If you add up the figures you’ll see that Oracle has sample 5,498 rows from the table – so when it estimates the number of rows for any given value it will check the histogram and multiple by 1,030,000 / 5498 (the numerator is the number of rows according to user_tables.num_rows minus user_tab_cols.num_nulls), so the estimate for status = ‘S’ will be 187, and for status = ‘P’ it will be 375 – both of which are fairly reasonable (especially when compared to the 1,030,000/5 that we would see in the absence of a histogram).

But what do we do about status ‘R’? – it hasn’t appeared in the sample so it hasn’t appeared in the histogram. In this case the optimizer will simply halve the cardinality of the least popular value that it sees in the histogram – so the cardinality would be calculated as 94. Again, in this case, that’s not too bad and it won’t change the critical execution plan, but you can appreciate that if you get a little unlucky in the rows that Oracle samples from day to day your execution plans could change fairly randomly. Can you spot the major threat in this particular set of data ?

What happens if Oracle doesn’t spot ANY of the rare values when sampling the data and ends up with a histogram that says the data is split roughly 50/50 between C and X at about 500,000 rows each? A query for status = ‘R’ will use “half the least popular value” – giving an estimate of about 250,000; and that’s exactly what happened to my client. From time to time the stats gathering routine (which was doing the default 10g overnight collection of stale statistics) would gather stats on this table and miss all the rare values, and for the next 24 hours (or until the next stats collection) the optimizer would decide to use a tablescan on a very large table rather than using a highly appropriate index.

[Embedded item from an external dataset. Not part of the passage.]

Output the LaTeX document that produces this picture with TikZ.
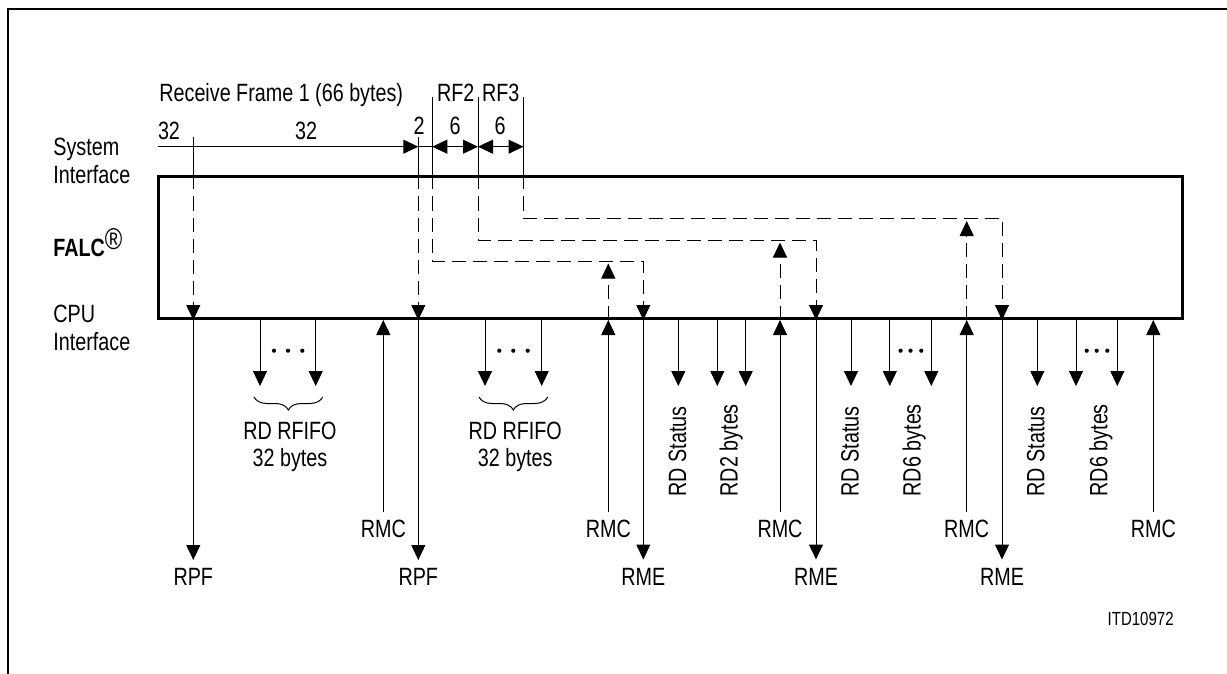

The idea of failing to capture critical information in the histogram leads us to the last critical problem of histograms – what if the critical information is never there when you collect the stats. Imagine that the rare values in my order processing system appear only between 6:00 a.m. and 6:00 p.m. and by 10:00 p.m. they have all been processed out of the system. When the default stats collection runs some time late at night the only values in the table are ‘C’ and ‘X’, but when the queries run in the daytime the only values we’re interested are exactly the ones that weren’t there when the stats were collected. Even with a 100% sample there may be parts of your system that get misleading stats if you gather them at the wrong time. You need to know your system well enough to know when the application code itself should be responsible for the quality of the statistics. This may mean that you write code to gather statistics at a specific time of day; it may mean that you write code that manipulates the stored statistics directly (and we will be looking at that strategy when we look at height-balanced histograms).

Conclusion

When the distribution of data values is highly skewed you need to do something about it if you want to ensure that the optimizer doesn’t produce very bad execution plans as a consequence. If you have control of the application code features like virtual columns or function-based indexes may help you deal with special values; but if you can’t change the code you may need to depend on histograms. Even with histograms in place, though, bind variables can easily cause problems – even with the newer features in 11g and 12c for adaptive cursors and adaptive execution plans.

A brief examination of frequency histograms (the simpler type) showed us how useful they can be for a column with a small number of distinct values – especially if your SQL uses literals. Histograms, even the simple frequency histograms, can be expensive for Oracle to create unless it samples a small fraction of the data, and then it’s possible that the histogram will introduce instability if the really interesting data is transient and a very small fraction of the total. In fact, even if you use 100% sample at the wrong time the resulting histogram can still cause problems thanks to the optimizer’s treatment of missing values.